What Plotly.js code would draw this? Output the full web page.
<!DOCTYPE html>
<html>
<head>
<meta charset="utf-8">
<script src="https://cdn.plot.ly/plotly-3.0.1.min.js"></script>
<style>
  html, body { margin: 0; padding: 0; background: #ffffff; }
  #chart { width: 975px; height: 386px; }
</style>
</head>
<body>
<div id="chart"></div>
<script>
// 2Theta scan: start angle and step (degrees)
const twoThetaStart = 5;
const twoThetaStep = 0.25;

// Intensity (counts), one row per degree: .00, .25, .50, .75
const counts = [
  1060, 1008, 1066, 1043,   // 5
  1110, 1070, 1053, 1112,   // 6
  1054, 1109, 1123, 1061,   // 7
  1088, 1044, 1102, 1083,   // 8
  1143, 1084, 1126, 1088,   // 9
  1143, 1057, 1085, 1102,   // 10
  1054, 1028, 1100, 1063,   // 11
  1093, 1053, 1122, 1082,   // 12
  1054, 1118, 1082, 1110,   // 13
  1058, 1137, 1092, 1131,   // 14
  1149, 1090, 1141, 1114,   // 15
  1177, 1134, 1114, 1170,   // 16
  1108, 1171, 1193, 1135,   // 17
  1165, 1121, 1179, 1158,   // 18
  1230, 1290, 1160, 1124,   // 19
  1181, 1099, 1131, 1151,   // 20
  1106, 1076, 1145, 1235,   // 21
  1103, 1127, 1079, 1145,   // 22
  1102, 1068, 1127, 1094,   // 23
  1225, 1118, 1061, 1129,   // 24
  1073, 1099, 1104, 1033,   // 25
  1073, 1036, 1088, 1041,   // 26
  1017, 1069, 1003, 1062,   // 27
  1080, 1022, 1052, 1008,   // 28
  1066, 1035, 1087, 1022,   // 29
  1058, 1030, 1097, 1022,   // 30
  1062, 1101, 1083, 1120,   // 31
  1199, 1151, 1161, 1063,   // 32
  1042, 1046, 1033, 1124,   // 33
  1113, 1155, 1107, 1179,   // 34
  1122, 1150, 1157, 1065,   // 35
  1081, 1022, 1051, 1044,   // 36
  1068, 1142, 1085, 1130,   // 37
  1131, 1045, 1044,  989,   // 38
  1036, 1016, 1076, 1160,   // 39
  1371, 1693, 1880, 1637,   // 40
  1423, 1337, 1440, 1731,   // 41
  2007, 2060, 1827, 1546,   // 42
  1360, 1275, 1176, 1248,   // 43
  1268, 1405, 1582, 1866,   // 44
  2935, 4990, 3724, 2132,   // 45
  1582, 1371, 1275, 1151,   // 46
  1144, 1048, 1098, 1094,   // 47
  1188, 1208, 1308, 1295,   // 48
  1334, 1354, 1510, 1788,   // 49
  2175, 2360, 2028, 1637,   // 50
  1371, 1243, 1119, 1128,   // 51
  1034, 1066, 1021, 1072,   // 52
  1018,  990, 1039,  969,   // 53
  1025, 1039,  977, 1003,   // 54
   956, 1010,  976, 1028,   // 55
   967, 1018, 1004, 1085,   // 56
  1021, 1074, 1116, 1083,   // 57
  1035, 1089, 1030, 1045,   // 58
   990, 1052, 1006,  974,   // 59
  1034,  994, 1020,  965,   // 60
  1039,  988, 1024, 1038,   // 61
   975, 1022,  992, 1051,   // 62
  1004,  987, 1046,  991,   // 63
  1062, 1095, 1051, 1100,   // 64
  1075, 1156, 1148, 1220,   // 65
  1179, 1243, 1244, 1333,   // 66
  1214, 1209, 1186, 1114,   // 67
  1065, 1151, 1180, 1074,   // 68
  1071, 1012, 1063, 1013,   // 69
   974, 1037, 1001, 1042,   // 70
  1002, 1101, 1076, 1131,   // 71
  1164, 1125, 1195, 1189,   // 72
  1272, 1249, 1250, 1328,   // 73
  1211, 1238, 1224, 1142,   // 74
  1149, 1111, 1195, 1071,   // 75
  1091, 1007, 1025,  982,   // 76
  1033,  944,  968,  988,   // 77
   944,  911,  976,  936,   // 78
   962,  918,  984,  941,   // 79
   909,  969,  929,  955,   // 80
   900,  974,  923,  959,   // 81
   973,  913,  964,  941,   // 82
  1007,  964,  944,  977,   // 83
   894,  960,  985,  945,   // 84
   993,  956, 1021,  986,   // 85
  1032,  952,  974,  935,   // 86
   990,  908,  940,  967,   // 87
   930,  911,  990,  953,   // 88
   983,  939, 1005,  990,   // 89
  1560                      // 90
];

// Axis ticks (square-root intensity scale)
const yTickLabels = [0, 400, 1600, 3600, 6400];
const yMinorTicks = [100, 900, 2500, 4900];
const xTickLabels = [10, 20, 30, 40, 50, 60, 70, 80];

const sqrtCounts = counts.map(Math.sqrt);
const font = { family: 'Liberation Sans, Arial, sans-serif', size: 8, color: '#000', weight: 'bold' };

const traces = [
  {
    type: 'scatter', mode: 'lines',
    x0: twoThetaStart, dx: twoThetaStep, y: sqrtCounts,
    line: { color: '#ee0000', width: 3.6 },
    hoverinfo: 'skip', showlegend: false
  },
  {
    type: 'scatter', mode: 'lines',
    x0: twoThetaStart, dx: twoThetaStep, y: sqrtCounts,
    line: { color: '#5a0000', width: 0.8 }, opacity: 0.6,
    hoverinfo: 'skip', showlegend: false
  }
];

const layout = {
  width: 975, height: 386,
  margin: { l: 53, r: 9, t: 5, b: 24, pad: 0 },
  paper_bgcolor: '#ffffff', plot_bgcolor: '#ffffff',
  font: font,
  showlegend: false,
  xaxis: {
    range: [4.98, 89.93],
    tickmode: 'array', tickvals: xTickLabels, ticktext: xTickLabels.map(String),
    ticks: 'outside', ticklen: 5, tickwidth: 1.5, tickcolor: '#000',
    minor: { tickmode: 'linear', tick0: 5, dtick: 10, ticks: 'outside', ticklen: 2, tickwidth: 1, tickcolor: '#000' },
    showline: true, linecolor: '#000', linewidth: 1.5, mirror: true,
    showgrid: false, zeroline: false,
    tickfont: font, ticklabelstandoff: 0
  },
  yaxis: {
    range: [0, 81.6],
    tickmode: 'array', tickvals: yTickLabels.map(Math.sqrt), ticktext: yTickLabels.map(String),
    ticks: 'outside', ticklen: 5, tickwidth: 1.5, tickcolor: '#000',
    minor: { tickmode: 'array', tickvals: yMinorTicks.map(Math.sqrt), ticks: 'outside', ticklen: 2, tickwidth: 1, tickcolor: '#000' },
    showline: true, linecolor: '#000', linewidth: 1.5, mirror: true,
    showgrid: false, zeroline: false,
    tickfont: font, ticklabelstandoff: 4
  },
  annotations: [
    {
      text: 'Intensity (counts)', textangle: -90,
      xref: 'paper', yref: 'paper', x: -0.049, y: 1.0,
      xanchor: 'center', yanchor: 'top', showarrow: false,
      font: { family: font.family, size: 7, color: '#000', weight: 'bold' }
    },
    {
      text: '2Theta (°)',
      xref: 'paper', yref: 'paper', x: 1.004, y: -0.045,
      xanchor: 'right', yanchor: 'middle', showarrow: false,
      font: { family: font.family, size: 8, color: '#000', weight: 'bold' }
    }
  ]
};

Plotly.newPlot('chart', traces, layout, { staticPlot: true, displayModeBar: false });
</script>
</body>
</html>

--

__Short exercise__:
Exactly repeat the lines above, from the opening line through the one with "const twoThetaStep = 0.25;", and include nothing else.

__Expected answer__:
What Plotly.js code would draw this? Output the full web page.
<!DOCTYPE html>
<html>
<head>
<meta charset="utf-8">
<script src="https://cdn.plot.ly/plotly-3.0.1.min.js"></script>
<style>
  html, body { margin: 0; padding: 0; background: #ffffff; }
  #chart { width: 975px; height: 386px; }
</style>
</head>
<body>
<div id="chart"></div>
<script>
// 2Theta scan: start angle and step (degrees)
const twoThetaStart = 5;
const twoThetaStep = 0.25;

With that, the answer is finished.